Narasi-narasi yang dimaksud adalah wacana yang membangun ketidak-percayaan kepada institusi negara dan prosedur demokrasi serta mengesampingkan penyelesaian melalui jalur hukum, termasuk pengerahan people power yang pernah disampaikan sejumlah elite politik.
”Rakyat kita sudah secara genuine menunjukkan komitmen pada demokrasi, semestinya elite juga menunjukkan komitmen yang sama,” ucap Titi.
Wakil Ketua Umum Partai Amanat Nasional (PAN) Bara Hasibuan pun berpandangan sama. Menurut dia, elite politik memiliki tanggung jawab untuk terus menjaga proses pendewasaan demokrasi di Indonesia. Salah satu cara adalah menanamkan kepercayaan atas supremasi hukum dan institusi negara, seperti penyelenggara pemilu.
”Hal-hal ini penting dalam proses pendewasaan demokrasi. Tetapi, ini malah ada bagian dari elite yang justru menimbulkan setback (pemunduran) dalam proses demokrasi kita,” ujar Bara.

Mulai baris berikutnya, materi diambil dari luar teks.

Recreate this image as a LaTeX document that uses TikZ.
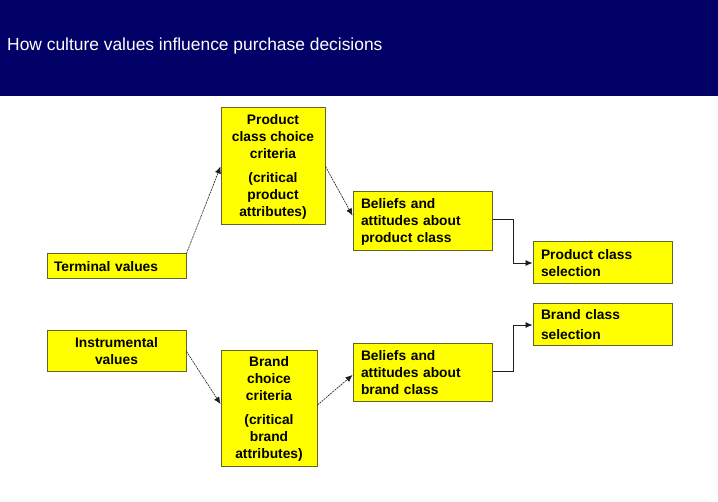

Hal-hal ini penting dalam proses pendewasaan demokrasi. Tetapi, ini malah ada bagian dari elite yang justru menimbulkan setback (pemunduran) dalam proses demokrasi kita.
Untuk itu, Sekretaris Jenderal Partai Demokrasi Indonesia Perjuangan (PDI-P) Hasto Kristiyanto mengatakan, sebaiknya para elite tetap memegang moral dalam politik.
”Siapa yang kalah harus memperbaiki diri dan yang menang tidak boleh euforia karena harus mewujudkan janji-janji kampanye. Mari kita jaga kedewasaan politik untuk mengikuti seluruh kerangka hukum,” kata Hasto.
Meski demikian, Wakil Ketua Umum Partai Gerakan Indonesia Raya (Gerindra) Ferry Juliantono mengingatkan bahwa unjuk rasa, demonstrasi damai, masih berada dalam kerangka hidup demokrasi. ”Tidak boleh kegiatan itu dianggap sama dengan kegiatan yang inkonstitusional,” ujarnya.
Ferry mengatakan, pihaknya pun sebetulnya mengakui keberhasilan pemilu, khususnya dalam aspek partisipasi masyarakat. Partisipasi masyarakat dinilai tidak hanya muncul dalam bentuk angka partisipasi yang tinggi, tetapi juga besarnya partisipasi mereka dalam memantau dan mengawasi.
Berdasarkan hasil hitung cepat Litbang Kompas, partisipasi pemilih pada Pemilu 2019 mencapai 81,78 persen. Jika ini selaras dengan hasil penghitungan secara manual oleh KPU, partisipasi pemilih itu lebih tinggi dibandingkan dengan pemilu lima tahun lalu yang hanya 75,1 persen pada pemilu legislatif dan 68,4 persen pada pemilu presiden.